Vision Language Models Are Blind

Pooyan Rahmanzadehgervi*, Logan Bolton*, Mohammad Reza Taesiri, Anh Totti Nguyen

Links: pdf | code | project page

While large language models with vision capabilities (VLMs), e.g., GPT-4o and Gemini-1.5 Pro, are powering various image-text applications and scoring high on many vision-understanding benchmarks, we find that they are surprisingly still struggling with low-level vision tasks that are easy to humans. Specifically, on BlindTest, our suite of 7 very simple tasks such as identifying (a) whether two circles overlap; (b) whether two lines intersect; (c) which letter is being circled in a word; and (d) counting circles in an Olympic-like logo, four state-of-the-art VLMs are only 58.57% accurate on average. Sonnet-3.5 performs the best at 74.94% accuracy, but this is still far from the human expected accuracy of 100%. Across different image resolutions and line widths, VLMs consistently struggle with tasks that require precise spatial information and recognizing geometric primitives that overlap or are close together.
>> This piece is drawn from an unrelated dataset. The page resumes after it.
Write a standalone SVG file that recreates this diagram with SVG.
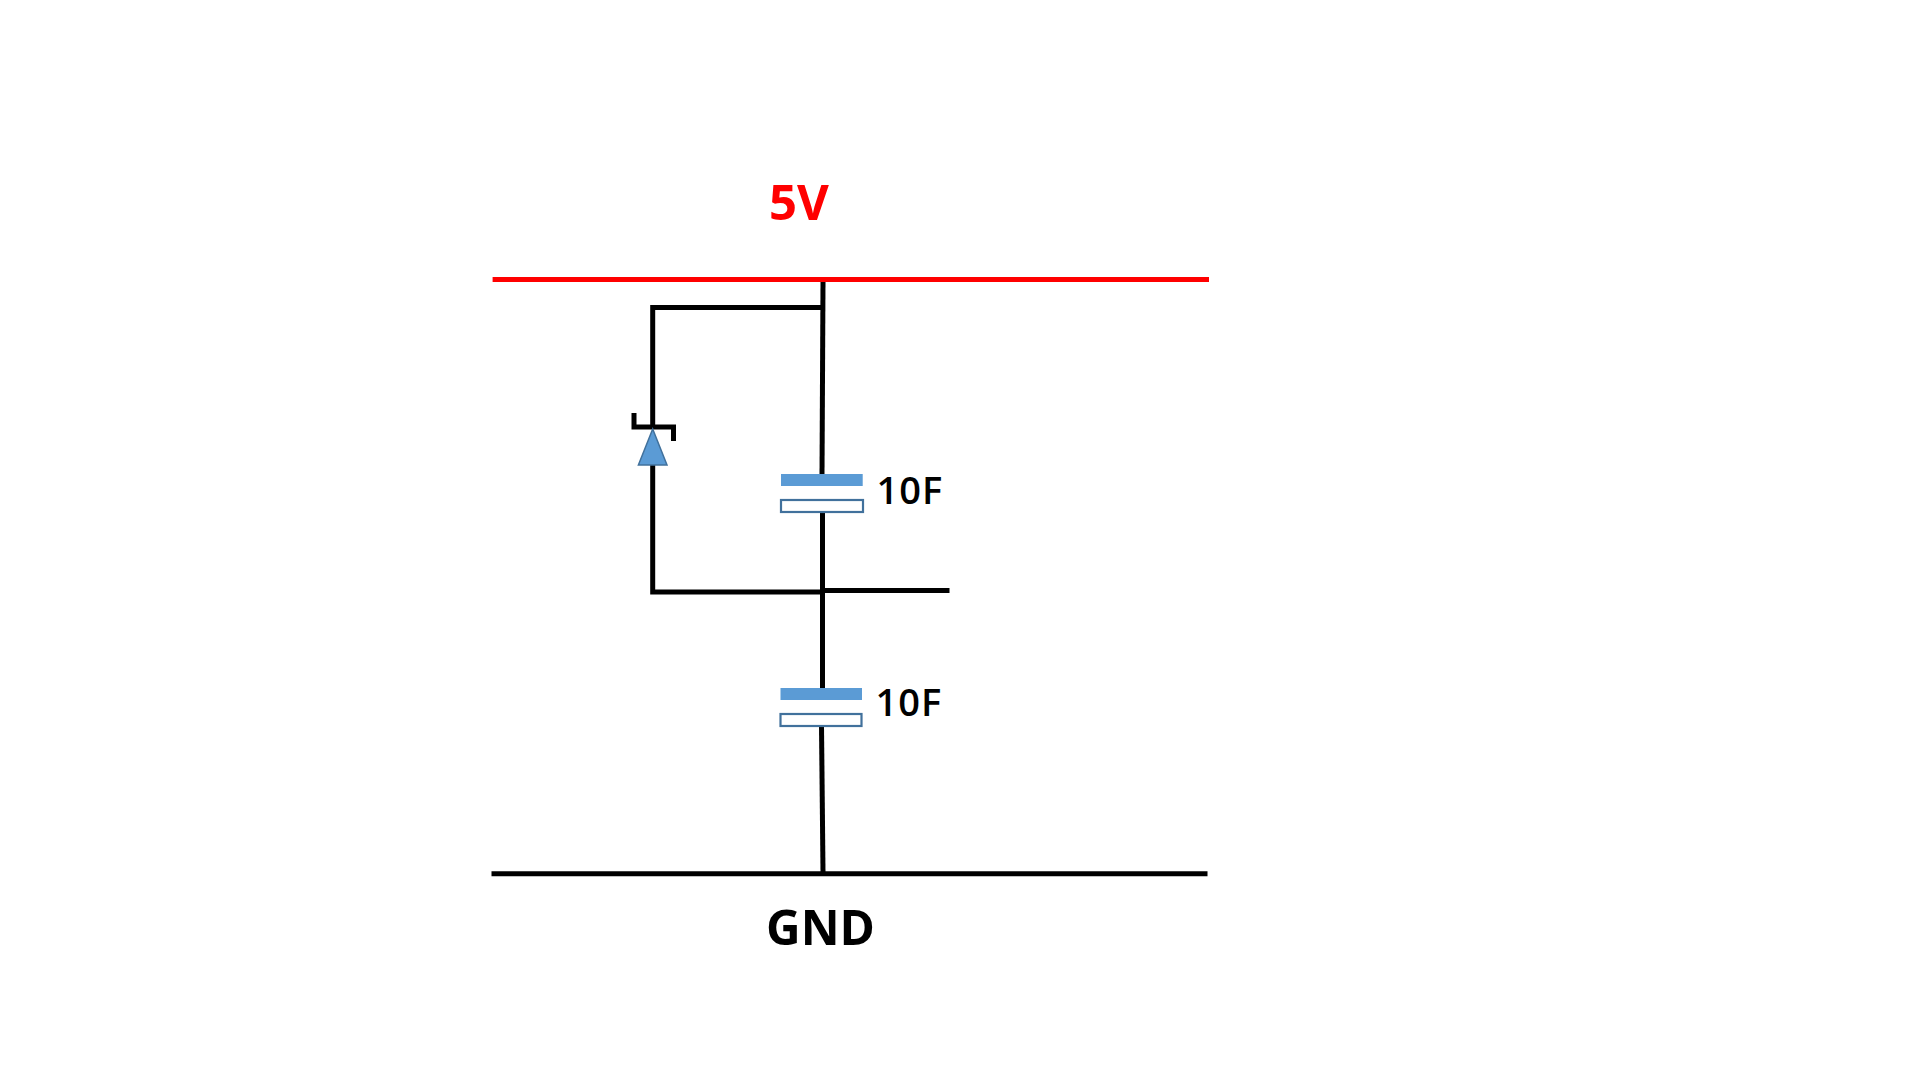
<svg xmlns="http://www.w3.org/2000/svg" width="1920" height="1080" viewBox="0 0 1920 1080">
<style>
.w{stroke:#000;stroke-width:5;fill:none}
.plate{fill:#5b9bd5}
.plate2{fill:#fff;stroke:#41719c;stroke-width:2.2}
.t{font-family:"Open Sans","Noto Sans",sans-serif;fill:#000}
.lbl{font-size:38px;font-weight:600;letter-spacing:1px}
.big{font-size:49px;font-weight:700}
</style>
<rect width="1920" height="1080" fill="#fff"/>
<g id="connectors">
<path class="w" d="M823 282L822 474"/>
<path class="w" d="M822.500 512V689"/>
<path class="w" d="M821.500 726L823 872"/>
<path class="w" d="M823 307.500H652.700V429"/>
<path class="w" d="M652.700 465V592H822"/>
<path class="w" d="M822 590.500H949.500"/>
<path d="M492.600 279.500H1209" stroke="#f00" stroke-width="5" fill="none"/>
<path class="w" d="M491.500 873.800H1207.500"/>
</g>
<g id="vcc"><text class="t big" x="769" y="220" style="fill:#f00">5V</text></g>
<g id="gnd"><text class="t big" x="766" y="945" textLength="109" lengthAdjust="spacingAndGlyphs">GND</text></g>
<g id="zener">
<path class="w" d="M634 413V427H673.500V441"/>
<path d="M652.700 429L667 465H638.400Z" fill="#5b9bd5" stroke="#41719c" stroke-width="1.500"/>
</g>
<g id="c1">
<rect class="plate" x="781" y="474" width="81.700" height="12"/>
<rect class="plate2" x="781" y="500" width="82" height="12"/>
<text class="t lbl" x="876.500" y="504">10F</text>
</g>
<g id="c2">
<rect class="plate" x="780.500" y="688" width="81.500" height="12"/>
<rect class="plate2" x="780.500" y="714" width="81" height="12"/>
<text class="t lbl" x="875.500" y="716">10F</text>
</g>
</svg>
Acknowledgment: This work is supported by the National Science Foundation under Grant No. 2145767, Adobe Research, and the NaphCare Charitable Foundation.

Conference: ACCV 2024. Oral presentation (47/839 = 5.6% acceptance rate).

Press coverage: 

 

Figure 1: VLMs cannot reliably count the intersections between the blue and red plots.

Figure 2: VLMs consistently fail at smaller distances. However, when the gap is large and clearly visible, GPT-4o remains unreliable. Sonnet-3.5 tends to conservatively answer “No” regardless of the actual distance between the two circles.

Figure 3: Counting nested squares is not easy to VLMs even when there are only two squares (leftmost). The task becomes harder as the count increases from 2 to 5. Sonnet-3.5 performs the best (92.08%) but still not at the 100% by humans.

Figure 4: VLMs are often off by one or two in counting rows and columns in an empty grid. The same is true when a grid is small (e.g., 3×4) and contains a word in each cell.

Figure 5: Counting overlapped circles is not easy to VLMs regardless of circle colors, line widths, and resolutions. Gemini-1.5 often predicts “5” regardless of the actual circle count, suggesting a strong bias towards the well-known Olympic logo.

Figure 6: Identifying the letter being circled is non-trivial for VLMs across both English words (Acknowledgement & Subdermatoglyphic) and a random string (tHyUiKaRbNqWeOpXcZvM ). When making mistakes, VLMs tend to predict letters adjacent to the circled one.

Figure 7: Some VLMs (GPT-4o and Gemini-1.5) surprisingly fail in even extremely easy cases across both line widths (leftmost). VLMs tend to perform worse as the number of paths connecting stations increases.